In cuor suo il compositore magiaro, ormai viennesizzato, non crede di aver composto un prodotto duraturo; la sua attenzione è tutta riposta in Amor di zingaro, in risposta alle Manovre d'autunno che Kálmán ha portato in primo piano. La critica non risparmia frecciate e sarcasmi alle sue ultime opere; Lehár pensa che deve limitare le pagine "leggere", tentare di dare lustro allo spartito con la melodia più che col motivo d'effetto. Nel 1911 firma Eva, ricca di buoni spunti ma ingenua nel libretto. Due anni dopo è la volta de La moglie ideale, ibrida e banale. La "stella" lehariana sembra appannarsi. Nubi funeste di guerra inquinano l'animo del compositore di Komàrom. Il mondo si trasforma, l'impero austroungarico crolla, sui giornali si ironizza sull'operetta ritenuta anacronistica ed obsoleta. Lehár sogna un universo sereno dove regni la pace dell'anima. Compone il superbo Finalmente soli! il cui 2° atto, privo di parti in prosa, è un atto di opera lirica, un lungo e suggestivo duetto d'amore. Puccini loda Lehár e lo invita a continuare su questa strada ma il pubblico sembra distratto. Nel 1920 Mazurca blu reca echi polacchi e reminiscenze classiche; non sarà però un successo. Lehár non riesce a farsi una ragione della scarsa risonanza delle sue opere, è avvilito. Accetta di musicare un atto unico, Frühling, nel 1922. Nell'operetta ci si esotizza sempre più e Vienna impazzisce per La bajadera di Kálmán, dal profumo indiano. Lehár rimane colpito da L'usignolo madrileno del rivale Leo Fall e compone l'iberica Frasquita. Lo spartito è fra i più interessanti degli ultimi anni lehariani ma solo tre anni dopo giungerà il vero favore del pubblico. Nel biennio 1923-24 due operette trascurabili: La giacca gialla e Clo Clo. Si chiude però un ciclo.

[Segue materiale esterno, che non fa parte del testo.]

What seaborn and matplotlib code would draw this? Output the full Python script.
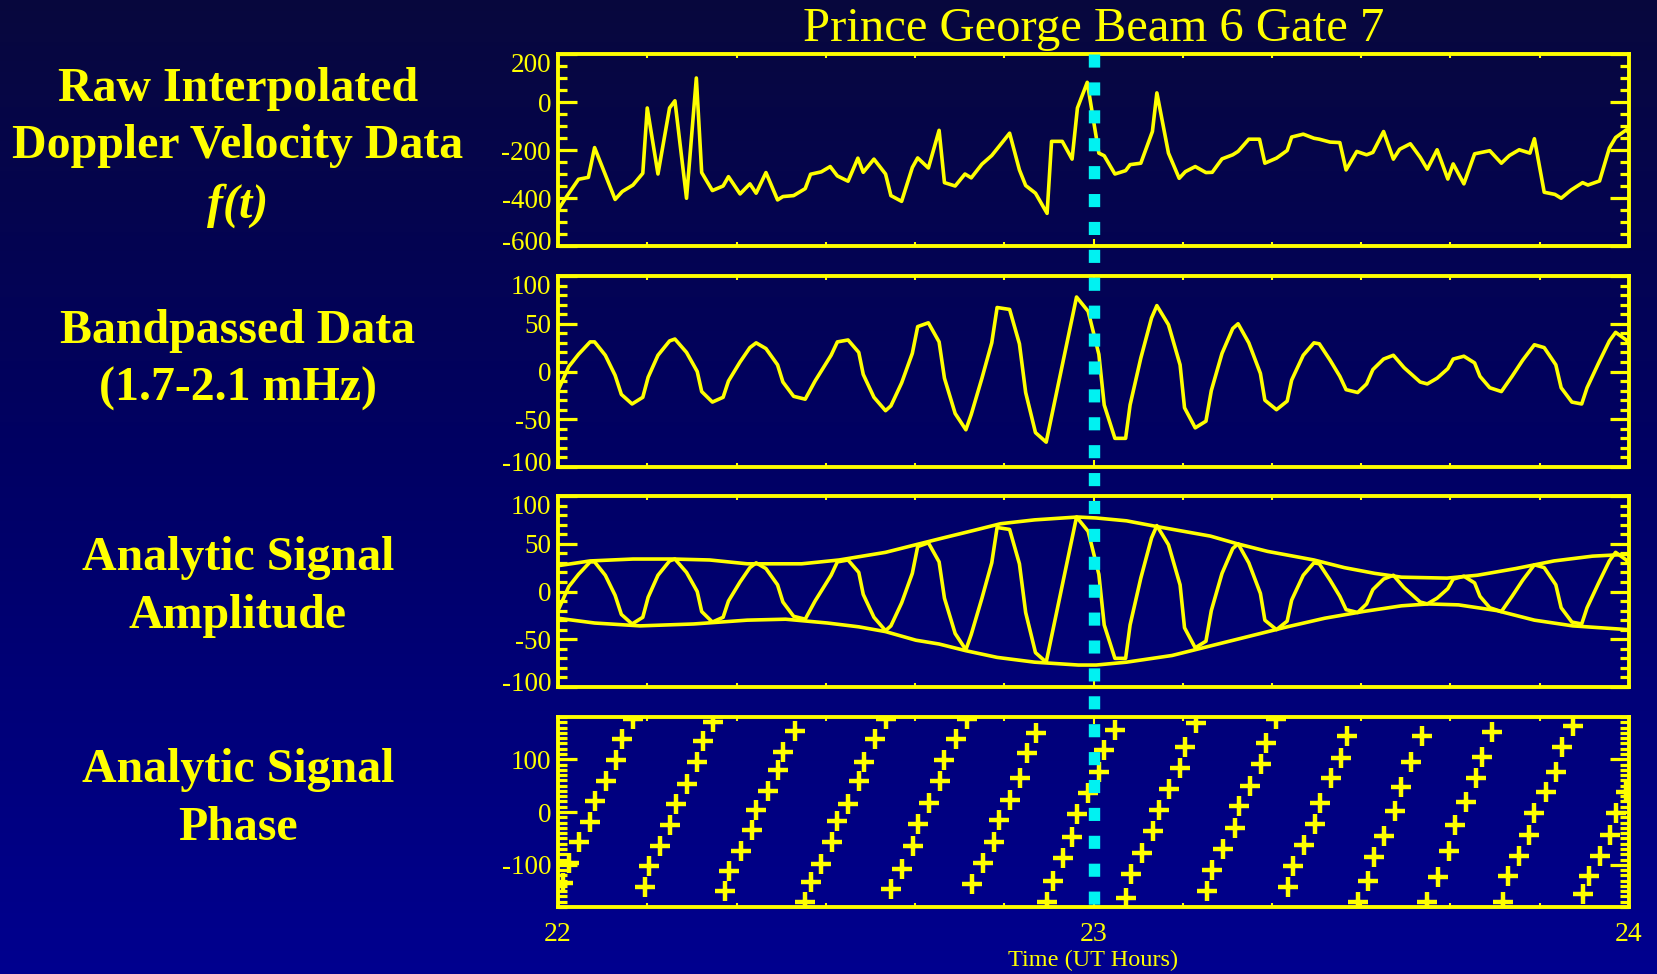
import numpy as np
import matplotlib
matplotlib.use("Agg")
import matplotlib.pyplot as plt
import matplotlib.transforms as mtransforms
from matplotlib.lines import Line2D
from matplotlib.colors import LinearSegmentedColormap
from matplotlib.ticker import MultipleLocator
import seaborn as sns

# ---------------- data ----------------
start_hour = 22.0
marker_time = 23.0

raw_minutes = [0.0, 1.0, 2.3, 3.4, 4.1, 6.4, 7.2, 8.4, 9.5, 10.0, 11.2, 12.5, 13.1, 14.4, 15.5,
               16.1, 17.3, 18.5, 19.1, 20.4, 21.5, 22.2, 23.3, 24.6, 25.2, 26.4, 27.7, 28.3,
               29.5, 30.5, 31.3, 32.5, 33.6, 34.2, 35.4, 36.7, 37.3, 38.5, 39.7, 40.3, 41.5,
               42.7, 43.3, 44.5, 45.6, 46.3, 47.5, 48.6, 50.6, 51.7, 52.4, 53.5, 54.8, 55.3,
               56.5, 57.6, 58.2, 59.3, 60.6, 61.2, 62.4, 63.6, 64.1, 65.3, 66.6, 67.1, 68.4,
               69.6, 70.3, 71.4, 72.6, 73.3, 74.4, 75.6, 76.2, 77.4, 78.6, 79.2, 80.5, 81.7,
               82.2, 83.5, 84.7, 85.3, 86.5, 87.6, 88.3, 89.5, 90.6, 91.3, 92.5, 93.6, 94.3,
               95.5, 96.6, 97.4, 98.5, 99.7, 100.3, 101.5, 102.7, 104.4, 105.7, 106.6, 107.7,
               108.9, 109.4, 110.5, 111.7, 112.4, 113.5, 114.8, 115.4, 116.7, 117.8, 118.5,
               119.7, 120.0]
raw_velocity = [-450, -392, -322, -314, -190, -406, -373, -346, -297, -25, -300, -25, 5, -401, 100,
                -294, -369, -350, -311, -383, -341, -380, -294, -408, -394, -390, -361, -301,
                -291, -269, -308, -330, -234, -293, -238, -300, -390, -414, -273, -233, -275,
                -118, -336, -350, -300, -316, -259, -223, -130, -283, -348, -380, -464, -164,
                -164, -238, -25, 82, -213, -224, -300, -286, -261, -255, -123, 38, -213,
                -318, -290, -269, -294, -293, -237, -220, -206, -155, -155, -255, -234, -202,
                -146, -134, -151, -155, -167, -169, -283, -206, -220, -210, -123, -238, -197,
                -174, -230, -280, -199, -321, -258, -341, -216, -203, -255, -223, -199,
                -213, -153, -376, -385, -401, -367, -336, -346, -329, -192, -148,
                -116, -130]

bp_minutes = [0.0, 1.2, 2.3, 3.6, 4.1, 5.3, 6.4, 7.1, 8.3, 9.5, 10.1, 11.2, 12.5, 13.1, 14.4,
              15.6, 16.1, 17.3, 18.5, 19.1, 20.4, 21.5, 22.2, 23.3, 24.6, 25.2, 26.4, 27.7,
              28.8, 30.6, 31.3, 32.5, 33.7, 34.2, 35.4, 36.7, 37.3, 38.5, 39.7, 40.3, 41.5,
              42.7, 43.3, 44.5, 45.7, 46.3, 47.5, 48.6, 49.2, 50.6, 51.7, 52.4, 53.5, 54.7,
              58.1, 59.4, 60.6, 61.2, 62.4, 63.6, 64.1, 65.3, 66.5, 67.1, 68.4, 69.7, 70.2,
              71.4, 72.6, 73.2, 74.4, 75.6, 76.2, 77.4, 78.7, 79.2, 80.5, 81.7, 82.2, 83.5,
              84.7, 85.3, 86.5, 87.6, 88.3, 89.6, 90.6, 91.3, 92.5, 93.6, 94.8, 96.6, 97.4,
              98.5, 99.7, 100.3, 101.5, 102.7, 103.3, 104.4, 105.7, 106.9, 108.1, 109.4,
              110.5, 111.8, 112.4, 113.6, 114.7, 115.3, 116.6, 117.8, 118.5, 119.7, 120.0]
bp_velocity = [-20, 5, 18, 31, 31, 17, -4, -24, -34, -27, -6, 17, 32, 34, 20,
               0, -21, -32, -27, -10, 10, 25, 30, 24, 7, -11, -26, -29,
               -10, 17, 31, 33, 20, -3, -27, -41, -36, -12, 19, 47, 51,
               31, -7, -44, -61, -45, -7, 30, 67, 65, 29, -22, -64, -74,
               78, 63, 18, -35, -70, -70, -35, 14, 56, 69, 49, 7, -38,
               -59, -52, -20, 19, 45, 50, 30, -2, -30, -40, -31, -9, 17,
               30, 29, 12, -5, -19, -22, -13, 2, 13, 17, 4, -11, -13,
               -7, 3, 13, 16, 9, -5, -17, -21, -5, 12, 28,
               25, 7, -17, -32, -34, -17, 9, 32, 41, 33, 28]

env_upper_minutes = [0, 3.6, 8.4, 12.9, 17.0, 21.2, 27.3, 31.5, 34.1, 36.7, 40.1, 43.1, 46.6,
                     49.6, 53.4, 58.2, 60.3, 63.7, 67.1, 70.1, 73.1, 76.1, 79.5, 84.7, 88.1,
                     91.5, 94.5, 99.6, 103.0, 107.3, 111.6, 115.9, 120]
env_upper = [27, 32, 34, 34, 33, 29, 29, 33, 37, 41, 49, 56, 64,
             71, 75, 78, 77, 74, 68, 63, 58, 50, 42, 33, 25,
             19, 15, 14, 17, 24, 32, 37, 39]
env_lower_minutes = [0, 4.1, 9.2, 15.2, 21.2, 25.5, 30.2, 33.7, 36.7, 40.1, 42.7, 45.7, 49.2,
                     53.4, 58.3, 60.3, 63.7, 68.8, 73.1, 77.4, 81.7, 85.9, 90.2, 94.5, 97.5,
                     100.9, 105.2, 109.4, 113.7, 120]
env_lower = [-28, -33, -36, -34, -30, -29, -33, -37, -42, -51, -55, -62, -69,
             -74, -77, -77, -74, -67, -57, -47, -37, -28, -21, -15, -13,
             -14, -20, -30, -36, -40]

phase_minutes = [0.6, 1.2, 2.3, 3.6, 4.2, 5.4, 6.5, 7.2, 8.4,
                 9.7, 10.2, 11.4, 12.6, 13.2, 14.4, 15.6, 16.2, 17.4,
                 18.7, 19.2, 20.5, 21.7, 22.2, 23.5, 24.7, 25.2, 26.5,
                 27.7, 28.3, 29.5, 30.7, 31.3, 32.5, 33.7, 34.3, 35.5, 36.8,
                 37.3, 38.5, 39.8, 40.3, 41.6, 42.8, 43.3, 44.6, 45.8,
                 46.4, 47.6, 48.8, 49.4, 50.6, 51.8, 52.5, 53.6,
                 54.8, 55.5, 56.6, 57.6, 58.2, 59.4, 60.6, 61.2, 62.4,
                 63.6, 64.2, 65.4, 66.7, 67.3, 68.5, 69.7, 70.3, 71.5,
                 72.7, 73.3, 74.5, 75.8, 76.3, 77.5, 78.8, 79.3, 80.5,
                 81.8, 82.3, 83.6, 84.8, 85.4, 86.6, 87.7, 88.4,
                 89.6, 90.8, 91.4, 92.6, 93.8, 94.4, 95.6, 96.8,
                 97.4, 98.6, 99.8, 100.5, 101.7, 102.9, 103.5, 104.7,
                 105.9, 106.4, 107.7, 108.8, 109.4, 110.7, 111.8, 112.5, 113.7,
                 114.9, 115.5, 116.7, 117.9, 118.5, 119.7]
phase_deg = [-135, -97, -57, -19, 20, 59, 99, 139, 176,
             -143, -103, -64, -24, 15, 53, 94, 134, 170,
             -150, -111, -74, -35, 4, 39, 79, 114, 153,
             -171, -133, -99, -57, -17, 16, 58, 95, 138, 176,
             -146, -108, -64, -22, 18, 58, 98, 139, 176,
             -136, -97, -56, -16, 23, 64, 111, 150,
             -171, -130, -88, -48, -4, 36, 76, 117, 156,
             -163, -118, -77, -36, 3, 43, 84, 123, 169,
             -150, -109, -71, -30, 11, 50, 91, 131, 176,
             -143, -103, -63, -23, 17, 64, 103, 144,
             -171, -130, -86, -46, 1, 48, 94, 144,
             -171, -124, -73, -25, 19, 65, 104, 151,
             -171, -122, -83, -43, -2, 38, 76, 123, 163,
             -156, -122, -83, -43, -2, 37]

title_text = "Prince George Beam 6 Gate 7"
x_tick_values = [22, 23, 24]
x_tick_labels = ["22", "23", "24"]
x_label = "Time (UT Hours)"
panel_text = [
    ("Raw Interpolated", "normal"),
    ("Doppler Velocity Data", "normal"),
    ("f(t)", "italic"),
    ("Bandpassed Data", "normal"),
    ("(1.7-2.1 mHz)", "normal"),
    ("Analytic Signal", "normal"),
    ("Amplitude", "normal"),
    ("Analytic Signal", "normal"),
    ("Phase", "normal"),
]
panel_text_baselines_px = [101, 158, 218, 343, 401, 570, 628, 782, 840]

ylims = [(-600, 200), (-100, 100), (-100, 100), (-180, 180)]
ymajor = [200, 50, 50, 100]
yminor = [50, 10, 10, 10]

# ---------------- style ----------------
YELLOW = "#FFFF00"
CYAN = "#00F2F2"
W_PX, H_PX = 1658, 974

sns.set_theme(style="ticks")
plt.rcParams["font.family"] = ["Liberation Serif", "DejaVu Serif"]
plt.rcParams["axes.unicode_minus"] = False

fig = plt.figure(figsize=(W_PX / 100, H_PX / 100), dpi=100)

# background gradient
bg = fig.add_axes([0, 0, 1, 1], zorder=-10)
grad = np.linspace(0, 1, 256)[:, None]
cmap = LinearSegmentedColormap.from_list("bg", [(0.03, 0.03, 0.24), (0.0, 0.0, 0.40), (0.0, 0.0, 0.56)])
bg.imshow(grad, aspect="auto", cmap=cmap, extent=[0, 1, 0, 1])
bg.set_axis_off()

left_px, right_px = 558, 1629
tops_px = [54, 276, 496, 717]
bots_px = [246, 467, 687, 907]
axes = []
for tp, bt in zip(tops_px, bots_px):
    ax = fig.add_axes([left_px / W_PX, 1 - bt / H_PX, (right_px - left_px) / W_PX, (bt - tp) / H_PX])
    axes.append(ax)

t_raw = start_hour + np.array(raw_minutes) / 60.0
t_bp = start_hour + np.array(bp_minutes) / 60.0
t_up = start_hour + np.array(env_upper_minutes) / 60.0
t_lo = start_hour + np.array(env_lower_minutes) / 60.0
t_ph = start_hour + np.array(phase_minutes) / 60.0

LW = 2.6
sns.lineplot(x=t_raw, y=raw_velocity, ax=axes[0], color=YELLOW, linewidth=LW, estimator=None, sort=False)
sns.lineplot(x=t_bp, y=bp_velocity, ax=axes[1], color=YELLOW, linewidth=LW, estimator=None, sort=False)
sns.lineplot(x=t_bp, y=bp_velocity, ax=axes[2], color=YELLOW, linewidth=LW, estimator=None, sort=False)
sns.lineplot(x=t_up, y=env_upper, ax=axes[2], color=YELLOW, linewidth=LW, estimator=None, sort=False)
sns.lineplot(x=t_lo, y=env_lower, ax=axes[2], color=YELLOW, linewidth=LW, estimator=None, sort=False)
sns.scatterplot(x=t_ph, y=phase_deg, ax=axes[3], marker="+", s=210, color=YELLOW, linewidth=3.2)

for i, ax in enumerate(axes):
    ax.set_facecolor("none")
    ax.patch.set_alpha(0)
    ax.set_xlim(x_tick_values[0], x_tick_values[-1])
    ax.set_ylim(*ylims[i])
    ax.set_xlabel("")
    ax.set_ylabel("")
    ax.grid(False)
    for sp in ax.spines.values():
        sp.set_visible(True)
        sp.set_color(YELLOW)
        sp.set_linewidth(2.8)
    ax.yaxis.set_major_locator(MultipleLocator(ymajor[i]))
    ax.yaxis.set_minor_locator(MultipleLocator(yminor[i]))
    ax.set_xticks(x_tick_values)
    ax.xaxis.set_minor_locator(MultipleLocator(1 / 6))
    ax.tick_params(axis="y", which="both", direction="in", left=True, right=True,
                   labelleft=True, labelright=False, color=YELLOW, labelcolor=YELLOW,
                   width=2.3, labelsize=19.5, pad=5)
    ax.tick_params(axis="y", which="major", length=13.5)
    ax.tick_params(axis="y", which="minor", length=6.3)
    ax.tick_params(axis="x", which="both", direction="in", top=True, bottom=True,
                   color=YELLOW, labelcolor=YELLOW, width=1.5, labelsize=20, pad=11)
    ax.tick_params(axis="x", which="major", length=5)
    ax.tick_params(axis="x", which="minor", length=3)
    if i < 3:
        ax.tick_params(axis="x", labelbottom=False)
    else:
        ax.set_xticklabels(x_tick_labels)

# edge labels nudged inside like the reference
for i, ax in enumerate(axes[:3]):
    ticks = ax.yaxis.get_major_ticks()
    locs = ax.yaxis.get_majorticklocs()
    lo, hi = ylims[i]
    for tk, loc in zip(ticks, locs):
        if np.isclose(loc, hi):
            tk.label1.set_transform(tk.label1.get_transform() +
                                    mtransforms.ScaledTranslation(0, -6 / 72, fig.dpi_scale_trans))
        elif np.isclose(loc, lo):
            tk.label1.set_transform(tk.label1.get_transform() +
                                    mtransforms.ScaledTranslation(0, 4 / 72, fig.dpi_scale_trans))

# event marker line across all panels
trans = mtransforms.blended_transform_factory(axes[0].transData, fig.transFigure)
y_top = axes[0].get_position().y1
y_bot = axes[3].get_position().y0
fig.add_artist(Line2D([marker_time, marker_time], [y_top, y_bot], transform=trans, color=CYAN,
                      linewidth=8.2, linestyle=(0, (1.15, 1.3)), dash_capstyle="butt", zorder=10))

# texts
cx = (left_px + right_px) / 2 / W_PX
fig.text(cx, 1 - 41 / H_PX, title_text, ha="center", va="baseline", fontsize=35, color=YELLOW)
fig.text(cx, 1 - 960 / H_PX, x_label, ha="center", va="center", fontsize=17.5, color=YELLOW)
for (txt, style), yb in zip(panel_text, panel_text_baselines_px):
    fig.text(238 / W_PX, 1 - yb / H_PX, txt, ha="center", va="baseline", fontsize=34.5,
             fontweight="bold", fontstyle=style, color=YELLOW)

fig.savefig("out.png", dpi=100)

Frasquita aveva "O fanciulla all'imbrunir", Paganini era suggellato da "Se le donne vò baciar", ne Lo Zarevic spiccava la canzone del volga, in Federica era presente "O dolce fanciulla". Il ciclo Tauber continuava con Il paese del sorriso - da cui proviene "Tu che m'hai preso il cuor" - rielaborazione della sfortunata Giacca gialla. Siamo ormai nel 1929 e stanno per suonare le campane a martello anche per l'operetta. L'Europa si prepara ad una nuova, terribile guerra. Le persecuzioni contro gli ebrei costringono compositori e librettisti d'operetta ad emigrare. Qualcuno conoscerà anche tristi giorni di prigionia. Lehár, che sentiva nuovamente di poter dare molto al teatro musicale, si accontenta ora di amministrare i propri sforzi del passato. Scriverà ancora la sensuale Giuditta, ma s'avvertono presagi di campi di concentramento e di carri armati. Lo stile lehariano viene imitato e ripreso da molti. Nico Dostal si assicura buoni successi incamminandosi sulla via tracciata dal compositore de La vedova allegra. Prima di morire nella sua villa di Bad Ischl, Lehár vivrà un periodo a Zurigo, dopo la fine della guerra. Non saranno gli ultimi anni della sua vita nella quieta cittadina di Bad Ischl a ridargli la dovuta serenità; dopo aver regalato tanti sorrisi musicali, Lehár non ebbe mai la soddisfazione di una piena consacrazione da parte della critica musicale.